→ **Your objective**
No pictures go into the copy. Write out exactly the lines below from the one containing "What Bokeh code" through the one containing "from bokeh.resources import INLINE".

→ **Data shown**
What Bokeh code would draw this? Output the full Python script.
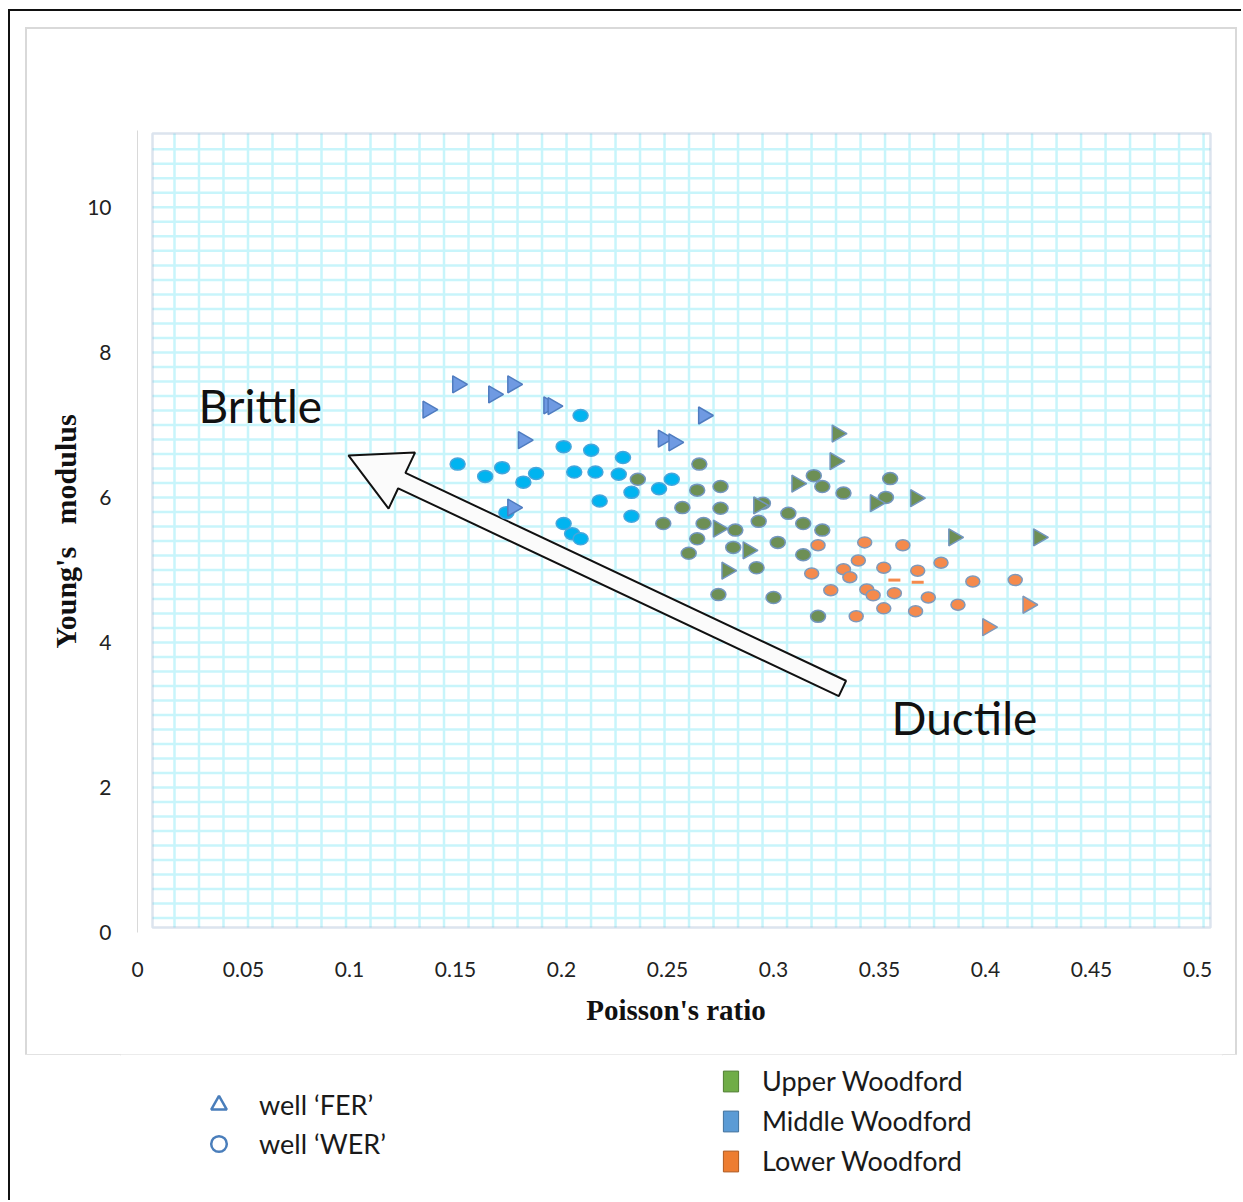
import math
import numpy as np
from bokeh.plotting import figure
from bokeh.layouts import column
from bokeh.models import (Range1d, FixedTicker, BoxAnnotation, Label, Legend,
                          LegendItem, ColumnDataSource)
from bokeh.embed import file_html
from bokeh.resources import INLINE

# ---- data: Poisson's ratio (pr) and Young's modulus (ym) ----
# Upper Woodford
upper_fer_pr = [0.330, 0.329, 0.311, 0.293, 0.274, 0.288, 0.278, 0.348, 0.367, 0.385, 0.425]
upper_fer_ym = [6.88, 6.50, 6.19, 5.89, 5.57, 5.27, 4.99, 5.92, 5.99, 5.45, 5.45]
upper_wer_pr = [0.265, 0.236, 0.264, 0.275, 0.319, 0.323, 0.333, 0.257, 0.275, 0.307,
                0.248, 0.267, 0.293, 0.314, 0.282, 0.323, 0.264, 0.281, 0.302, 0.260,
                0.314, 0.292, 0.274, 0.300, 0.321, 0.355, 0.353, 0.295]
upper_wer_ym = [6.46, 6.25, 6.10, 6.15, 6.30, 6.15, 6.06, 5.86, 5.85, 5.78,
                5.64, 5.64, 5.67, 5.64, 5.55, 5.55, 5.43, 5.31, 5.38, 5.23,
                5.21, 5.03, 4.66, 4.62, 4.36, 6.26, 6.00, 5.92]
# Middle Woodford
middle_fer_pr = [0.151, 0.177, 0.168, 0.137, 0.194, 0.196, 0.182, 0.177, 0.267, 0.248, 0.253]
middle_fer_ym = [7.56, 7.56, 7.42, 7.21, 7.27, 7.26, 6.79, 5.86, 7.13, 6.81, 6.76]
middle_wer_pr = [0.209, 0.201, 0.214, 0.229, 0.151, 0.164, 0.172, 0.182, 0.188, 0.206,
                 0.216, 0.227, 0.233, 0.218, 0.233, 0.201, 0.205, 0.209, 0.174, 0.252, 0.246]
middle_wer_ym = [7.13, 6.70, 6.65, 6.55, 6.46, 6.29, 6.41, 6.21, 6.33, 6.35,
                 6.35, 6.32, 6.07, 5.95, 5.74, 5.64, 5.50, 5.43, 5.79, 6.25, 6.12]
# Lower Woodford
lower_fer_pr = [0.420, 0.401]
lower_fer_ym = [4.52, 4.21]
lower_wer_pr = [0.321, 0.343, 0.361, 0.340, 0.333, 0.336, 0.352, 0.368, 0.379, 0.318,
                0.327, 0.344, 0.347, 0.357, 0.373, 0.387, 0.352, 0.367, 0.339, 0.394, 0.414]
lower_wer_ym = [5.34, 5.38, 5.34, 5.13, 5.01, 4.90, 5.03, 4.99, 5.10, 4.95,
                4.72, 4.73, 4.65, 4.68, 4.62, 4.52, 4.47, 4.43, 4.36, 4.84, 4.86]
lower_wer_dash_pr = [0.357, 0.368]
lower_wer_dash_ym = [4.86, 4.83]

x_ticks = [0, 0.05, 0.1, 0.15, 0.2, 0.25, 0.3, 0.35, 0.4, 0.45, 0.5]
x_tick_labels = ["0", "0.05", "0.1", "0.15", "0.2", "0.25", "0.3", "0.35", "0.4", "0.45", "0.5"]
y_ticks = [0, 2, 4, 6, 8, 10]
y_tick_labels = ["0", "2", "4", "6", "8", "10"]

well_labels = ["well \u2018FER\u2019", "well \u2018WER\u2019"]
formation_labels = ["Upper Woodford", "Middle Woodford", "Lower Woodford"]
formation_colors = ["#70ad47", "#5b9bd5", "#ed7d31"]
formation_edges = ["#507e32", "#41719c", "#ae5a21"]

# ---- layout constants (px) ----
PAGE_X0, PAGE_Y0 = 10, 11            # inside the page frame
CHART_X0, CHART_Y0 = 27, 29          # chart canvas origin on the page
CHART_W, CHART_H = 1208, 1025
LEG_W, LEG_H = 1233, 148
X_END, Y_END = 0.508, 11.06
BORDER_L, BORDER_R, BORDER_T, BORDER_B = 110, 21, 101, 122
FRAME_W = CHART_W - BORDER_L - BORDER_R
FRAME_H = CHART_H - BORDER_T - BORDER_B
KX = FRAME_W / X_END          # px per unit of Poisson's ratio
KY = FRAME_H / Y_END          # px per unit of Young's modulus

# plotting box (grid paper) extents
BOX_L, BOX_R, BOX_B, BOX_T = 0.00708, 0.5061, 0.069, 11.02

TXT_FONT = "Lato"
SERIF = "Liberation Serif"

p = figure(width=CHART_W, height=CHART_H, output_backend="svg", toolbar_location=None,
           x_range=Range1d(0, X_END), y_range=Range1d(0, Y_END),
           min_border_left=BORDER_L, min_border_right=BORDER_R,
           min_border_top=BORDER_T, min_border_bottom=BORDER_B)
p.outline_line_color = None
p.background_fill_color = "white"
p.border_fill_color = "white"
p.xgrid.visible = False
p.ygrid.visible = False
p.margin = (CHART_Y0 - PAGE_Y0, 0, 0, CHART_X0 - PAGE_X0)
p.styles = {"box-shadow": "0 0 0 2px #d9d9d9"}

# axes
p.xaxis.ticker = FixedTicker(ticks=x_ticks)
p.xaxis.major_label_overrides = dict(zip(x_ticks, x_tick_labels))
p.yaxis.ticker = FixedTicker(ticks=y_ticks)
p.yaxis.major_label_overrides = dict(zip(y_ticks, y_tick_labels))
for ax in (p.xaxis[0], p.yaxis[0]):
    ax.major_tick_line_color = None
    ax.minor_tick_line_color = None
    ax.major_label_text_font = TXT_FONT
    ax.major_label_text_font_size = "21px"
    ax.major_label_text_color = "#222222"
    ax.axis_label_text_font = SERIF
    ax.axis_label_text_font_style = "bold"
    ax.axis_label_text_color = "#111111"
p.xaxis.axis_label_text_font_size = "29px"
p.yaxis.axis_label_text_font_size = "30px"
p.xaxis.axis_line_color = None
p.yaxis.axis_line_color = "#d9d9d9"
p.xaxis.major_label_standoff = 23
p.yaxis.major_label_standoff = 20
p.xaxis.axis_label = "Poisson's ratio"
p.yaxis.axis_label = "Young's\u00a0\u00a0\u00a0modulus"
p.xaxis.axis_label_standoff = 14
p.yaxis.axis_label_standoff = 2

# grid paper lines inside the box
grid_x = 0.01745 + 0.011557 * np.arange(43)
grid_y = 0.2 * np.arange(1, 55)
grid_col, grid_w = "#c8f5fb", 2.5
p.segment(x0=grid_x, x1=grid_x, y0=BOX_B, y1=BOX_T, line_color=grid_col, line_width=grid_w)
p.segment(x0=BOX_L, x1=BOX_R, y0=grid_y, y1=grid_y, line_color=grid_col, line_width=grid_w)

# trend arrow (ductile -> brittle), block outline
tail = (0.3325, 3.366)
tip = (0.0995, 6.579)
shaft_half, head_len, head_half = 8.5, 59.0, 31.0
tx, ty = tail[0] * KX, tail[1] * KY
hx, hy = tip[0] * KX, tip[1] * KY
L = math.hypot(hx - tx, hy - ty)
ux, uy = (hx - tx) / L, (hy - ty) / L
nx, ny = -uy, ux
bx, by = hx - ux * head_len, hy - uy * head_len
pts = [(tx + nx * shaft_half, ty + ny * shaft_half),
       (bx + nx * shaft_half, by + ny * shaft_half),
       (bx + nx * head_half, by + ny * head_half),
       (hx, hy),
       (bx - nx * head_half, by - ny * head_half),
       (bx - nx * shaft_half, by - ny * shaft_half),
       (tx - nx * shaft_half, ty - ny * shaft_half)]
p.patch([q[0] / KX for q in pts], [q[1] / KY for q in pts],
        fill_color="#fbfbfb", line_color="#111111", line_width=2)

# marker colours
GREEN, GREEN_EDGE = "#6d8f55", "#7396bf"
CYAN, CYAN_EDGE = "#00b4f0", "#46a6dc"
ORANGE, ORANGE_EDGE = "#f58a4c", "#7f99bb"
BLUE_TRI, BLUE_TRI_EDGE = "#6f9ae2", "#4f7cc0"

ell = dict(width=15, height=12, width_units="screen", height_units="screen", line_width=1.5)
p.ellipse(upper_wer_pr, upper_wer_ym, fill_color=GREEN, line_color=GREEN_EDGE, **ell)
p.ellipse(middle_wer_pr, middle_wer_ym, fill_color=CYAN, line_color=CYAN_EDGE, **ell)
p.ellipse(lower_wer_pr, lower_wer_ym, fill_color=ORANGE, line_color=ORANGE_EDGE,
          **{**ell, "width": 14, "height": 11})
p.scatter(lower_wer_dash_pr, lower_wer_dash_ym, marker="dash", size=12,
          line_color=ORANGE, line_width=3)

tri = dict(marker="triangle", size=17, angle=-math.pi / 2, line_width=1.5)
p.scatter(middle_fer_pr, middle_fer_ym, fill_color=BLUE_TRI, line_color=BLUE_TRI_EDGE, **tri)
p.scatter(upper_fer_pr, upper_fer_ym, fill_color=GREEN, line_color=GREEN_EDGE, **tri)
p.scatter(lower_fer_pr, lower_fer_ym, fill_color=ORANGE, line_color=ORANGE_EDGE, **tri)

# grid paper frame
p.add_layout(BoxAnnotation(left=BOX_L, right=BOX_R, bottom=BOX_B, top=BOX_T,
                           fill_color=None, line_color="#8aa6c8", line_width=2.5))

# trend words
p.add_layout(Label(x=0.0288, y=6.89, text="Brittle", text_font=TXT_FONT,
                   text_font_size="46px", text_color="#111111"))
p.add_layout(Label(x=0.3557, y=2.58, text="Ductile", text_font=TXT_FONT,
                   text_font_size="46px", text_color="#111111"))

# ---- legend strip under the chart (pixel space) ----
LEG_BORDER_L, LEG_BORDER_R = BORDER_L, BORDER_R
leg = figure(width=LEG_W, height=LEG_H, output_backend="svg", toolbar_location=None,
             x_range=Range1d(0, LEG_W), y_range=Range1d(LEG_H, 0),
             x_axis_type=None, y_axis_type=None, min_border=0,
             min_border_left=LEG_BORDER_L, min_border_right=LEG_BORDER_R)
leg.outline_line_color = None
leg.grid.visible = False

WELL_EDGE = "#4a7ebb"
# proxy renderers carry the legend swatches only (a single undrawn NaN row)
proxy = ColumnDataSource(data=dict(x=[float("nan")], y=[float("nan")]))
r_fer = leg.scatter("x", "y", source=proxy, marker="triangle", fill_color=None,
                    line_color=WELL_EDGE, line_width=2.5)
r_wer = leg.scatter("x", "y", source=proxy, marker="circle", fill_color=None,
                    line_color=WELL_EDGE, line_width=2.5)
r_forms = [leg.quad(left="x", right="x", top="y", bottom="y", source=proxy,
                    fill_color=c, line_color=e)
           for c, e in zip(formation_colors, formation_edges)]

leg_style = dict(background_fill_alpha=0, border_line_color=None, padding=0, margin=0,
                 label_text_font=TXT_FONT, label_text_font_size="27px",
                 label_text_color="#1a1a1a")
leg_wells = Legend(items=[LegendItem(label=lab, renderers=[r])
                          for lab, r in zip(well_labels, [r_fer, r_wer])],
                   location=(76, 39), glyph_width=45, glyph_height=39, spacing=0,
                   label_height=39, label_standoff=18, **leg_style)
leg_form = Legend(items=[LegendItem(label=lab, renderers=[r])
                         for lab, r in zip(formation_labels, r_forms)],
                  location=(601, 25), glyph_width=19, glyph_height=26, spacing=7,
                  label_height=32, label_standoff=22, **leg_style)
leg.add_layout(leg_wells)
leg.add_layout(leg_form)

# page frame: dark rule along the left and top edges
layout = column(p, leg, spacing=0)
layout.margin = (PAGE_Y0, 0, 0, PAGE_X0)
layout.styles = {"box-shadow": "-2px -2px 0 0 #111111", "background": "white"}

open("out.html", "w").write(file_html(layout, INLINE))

---

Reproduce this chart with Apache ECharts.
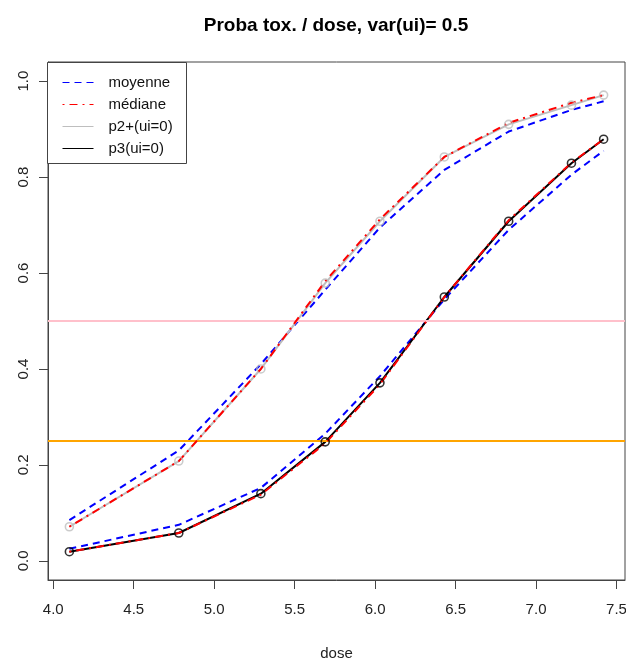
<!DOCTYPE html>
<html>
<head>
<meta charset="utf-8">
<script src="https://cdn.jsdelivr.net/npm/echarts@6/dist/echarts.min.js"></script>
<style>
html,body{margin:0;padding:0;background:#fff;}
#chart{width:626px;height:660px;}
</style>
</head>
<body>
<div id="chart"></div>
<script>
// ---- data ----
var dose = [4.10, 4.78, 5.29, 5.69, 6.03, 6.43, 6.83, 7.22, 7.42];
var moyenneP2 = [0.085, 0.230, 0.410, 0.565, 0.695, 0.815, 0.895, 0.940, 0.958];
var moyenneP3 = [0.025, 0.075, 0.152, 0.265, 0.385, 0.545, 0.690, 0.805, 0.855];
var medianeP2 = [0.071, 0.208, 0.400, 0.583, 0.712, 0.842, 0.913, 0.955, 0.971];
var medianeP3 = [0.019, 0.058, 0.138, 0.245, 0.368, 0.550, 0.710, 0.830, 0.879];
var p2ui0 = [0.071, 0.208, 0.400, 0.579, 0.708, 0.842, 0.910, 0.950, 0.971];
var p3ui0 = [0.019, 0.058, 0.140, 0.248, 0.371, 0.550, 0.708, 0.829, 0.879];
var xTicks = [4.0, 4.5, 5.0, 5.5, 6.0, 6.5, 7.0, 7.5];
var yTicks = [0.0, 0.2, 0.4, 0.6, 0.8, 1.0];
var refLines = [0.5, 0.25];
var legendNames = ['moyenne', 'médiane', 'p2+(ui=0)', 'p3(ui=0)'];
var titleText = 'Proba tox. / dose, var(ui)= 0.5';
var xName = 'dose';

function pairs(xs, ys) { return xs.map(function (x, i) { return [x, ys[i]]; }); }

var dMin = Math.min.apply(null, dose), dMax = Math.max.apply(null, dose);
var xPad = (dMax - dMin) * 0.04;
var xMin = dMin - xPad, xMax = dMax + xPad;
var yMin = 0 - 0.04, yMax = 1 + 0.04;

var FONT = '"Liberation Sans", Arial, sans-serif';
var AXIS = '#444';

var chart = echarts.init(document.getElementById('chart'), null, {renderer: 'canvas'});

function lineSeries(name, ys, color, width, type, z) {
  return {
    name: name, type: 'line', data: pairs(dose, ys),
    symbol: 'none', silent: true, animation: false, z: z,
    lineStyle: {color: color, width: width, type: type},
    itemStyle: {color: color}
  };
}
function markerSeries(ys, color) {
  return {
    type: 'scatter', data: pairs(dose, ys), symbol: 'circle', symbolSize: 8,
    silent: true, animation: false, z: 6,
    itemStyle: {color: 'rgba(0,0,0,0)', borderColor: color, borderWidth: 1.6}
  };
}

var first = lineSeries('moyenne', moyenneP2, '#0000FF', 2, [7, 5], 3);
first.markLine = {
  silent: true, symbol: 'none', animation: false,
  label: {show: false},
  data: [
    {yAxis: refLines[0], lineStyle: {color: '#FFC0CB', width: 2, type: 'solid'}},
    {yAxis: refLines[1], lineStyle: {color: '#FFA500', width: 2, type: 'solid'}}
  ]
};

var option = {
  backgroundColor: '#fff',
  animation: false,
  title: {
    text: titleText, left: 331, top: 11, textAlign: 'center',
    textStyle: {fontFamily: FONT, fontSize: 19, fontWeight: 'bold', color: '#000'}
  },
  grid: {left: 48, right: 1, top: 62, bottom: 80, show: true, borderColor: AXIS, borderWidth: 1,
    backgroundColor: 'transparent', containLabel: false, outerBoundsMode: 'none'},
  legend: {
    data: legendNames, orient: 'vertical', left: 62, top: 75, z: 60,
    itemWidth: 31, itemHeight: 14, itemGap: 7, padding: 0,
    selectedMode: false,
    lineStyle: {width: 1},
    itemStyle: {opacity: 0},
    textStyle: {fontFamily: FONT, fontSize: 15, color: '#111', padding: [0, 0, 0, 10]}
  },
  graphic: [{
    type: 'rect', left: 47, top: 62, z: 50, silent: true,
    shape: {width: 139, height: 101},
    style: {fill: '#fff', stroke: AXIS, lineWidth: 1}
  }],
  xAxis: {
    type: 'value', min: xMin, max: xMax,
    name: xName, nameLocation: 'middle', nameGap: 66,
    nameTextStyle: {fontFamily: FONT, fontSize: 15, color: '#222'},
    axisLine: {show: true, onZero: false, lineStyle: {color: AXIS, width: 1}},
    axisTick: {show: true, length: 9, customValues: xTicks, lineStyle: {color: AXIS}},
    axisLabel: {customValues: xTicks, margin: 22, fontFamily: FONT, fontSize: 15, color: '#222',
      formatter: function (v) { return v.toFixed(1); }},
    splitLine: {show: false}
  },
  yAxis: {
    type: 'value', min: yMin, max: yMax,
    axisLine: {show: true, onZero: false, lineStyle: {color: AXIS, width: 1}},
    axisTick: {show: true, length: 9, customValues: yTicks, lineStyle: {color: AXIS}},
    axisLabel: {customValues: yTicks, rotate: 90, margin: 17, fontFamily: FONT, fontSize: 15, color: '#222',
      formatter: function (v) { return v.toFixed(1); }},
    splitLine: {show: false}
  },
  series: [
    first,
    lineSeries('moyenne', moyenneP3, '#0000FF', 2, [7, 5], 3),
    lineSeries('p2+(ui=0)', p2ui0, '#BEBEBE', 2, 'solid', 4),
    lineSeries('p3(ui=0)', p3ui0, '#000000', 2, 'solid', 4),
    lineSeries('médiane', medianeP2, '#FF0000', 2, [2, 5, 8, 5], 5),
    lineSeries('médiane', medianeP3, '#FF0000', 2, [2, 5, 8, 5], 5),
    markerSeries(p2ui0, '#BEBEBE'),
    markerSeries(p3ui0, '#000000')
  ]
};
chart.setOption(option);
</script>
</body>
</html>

* * *

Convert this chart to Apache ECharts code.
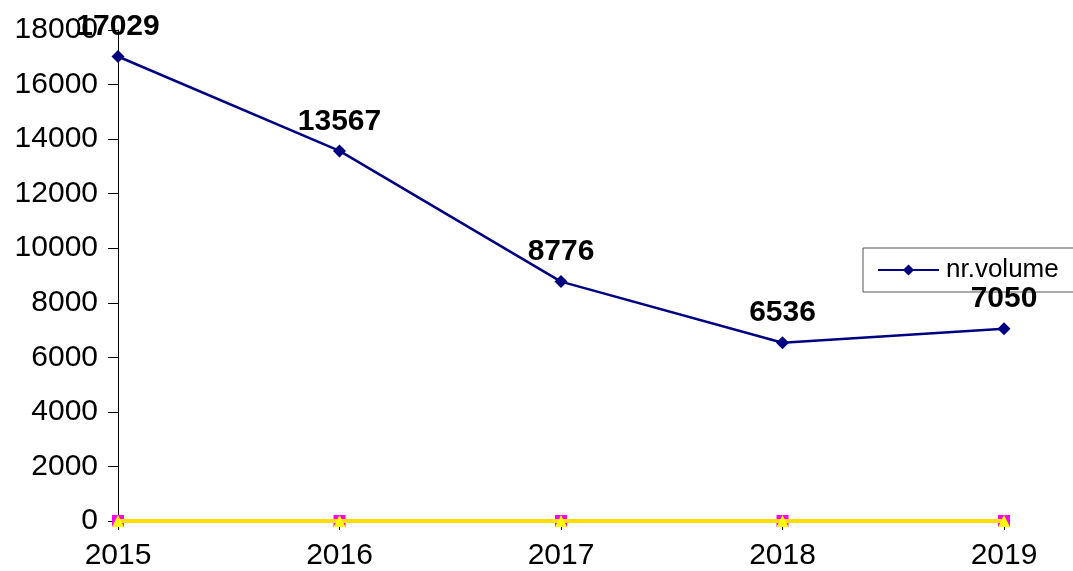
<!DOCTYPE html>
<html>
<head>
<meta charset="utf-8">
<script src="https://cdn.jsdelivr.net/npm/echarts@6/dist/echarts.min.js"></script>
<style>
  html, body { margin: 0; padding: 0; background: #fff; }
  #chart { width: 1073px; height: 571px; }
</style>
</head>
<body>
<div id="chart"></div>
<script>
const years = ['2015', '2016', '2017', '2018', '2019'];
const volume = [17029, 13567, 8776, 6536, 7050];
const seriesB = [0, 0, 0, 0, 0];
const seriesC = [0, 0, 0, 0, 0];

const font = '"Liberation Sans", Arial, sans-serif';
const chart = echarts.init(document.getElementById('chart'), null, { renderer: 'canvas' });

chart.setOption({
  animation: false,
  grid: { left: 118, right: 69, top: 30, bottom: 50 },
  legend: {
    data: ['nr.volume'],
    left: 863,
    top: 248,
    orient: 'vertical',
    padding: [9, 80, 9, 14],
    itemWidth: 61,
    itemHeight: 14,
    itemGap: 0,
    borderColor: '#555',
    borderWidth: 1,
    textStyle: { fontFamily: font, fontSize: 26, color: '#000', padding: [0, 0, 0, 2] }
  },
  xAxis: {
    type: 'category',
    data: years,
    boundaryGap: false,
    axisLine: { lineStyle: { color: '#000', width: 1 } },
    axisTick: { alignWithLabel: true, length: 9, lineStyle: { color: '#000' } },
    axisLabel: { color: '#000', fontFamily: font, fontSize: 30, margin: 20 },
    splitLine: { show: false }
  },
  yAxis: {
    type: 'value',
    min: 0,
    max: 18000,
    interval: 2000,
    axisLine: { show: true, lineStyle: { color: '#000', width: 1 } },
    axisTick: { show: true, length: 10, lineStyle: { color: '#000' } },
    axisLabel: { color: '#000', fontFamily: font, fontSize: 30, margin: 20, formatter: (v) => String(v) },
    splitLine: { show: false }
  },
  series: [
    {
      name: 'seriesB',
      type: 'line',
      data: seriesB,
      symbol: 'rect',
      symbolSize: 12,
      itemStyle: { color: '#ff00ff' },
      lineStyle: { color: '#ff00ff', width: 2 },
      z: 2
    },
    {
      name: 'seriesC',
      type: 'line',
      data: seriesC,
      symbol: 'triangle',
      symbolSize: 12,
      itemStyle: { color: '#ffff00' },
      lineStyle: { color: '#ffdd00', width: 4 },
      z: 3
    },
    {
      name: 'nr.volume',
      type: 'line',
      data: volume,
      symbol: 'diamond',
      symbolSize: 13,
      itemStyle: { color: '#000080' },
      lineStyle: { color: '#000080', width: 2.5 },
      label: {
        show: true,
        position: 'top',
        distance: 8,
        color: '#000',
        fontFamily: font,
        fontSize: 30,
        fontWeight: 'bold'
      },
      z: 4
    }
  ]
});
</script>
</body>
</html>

→ **Task response**
What Bokeh code would draw this? Output the full Python script.
import math
import numpy as np
from bokeh.plotting import figure
from bokeh.layouts import column
from bokeh.models import (Range1d, FixedTicker, BoxAnnotation, Label, Legend,
                          LegendItem, ColumnDataSource)
from bokeh.embed import file_html
from bokeh.resources import INLINE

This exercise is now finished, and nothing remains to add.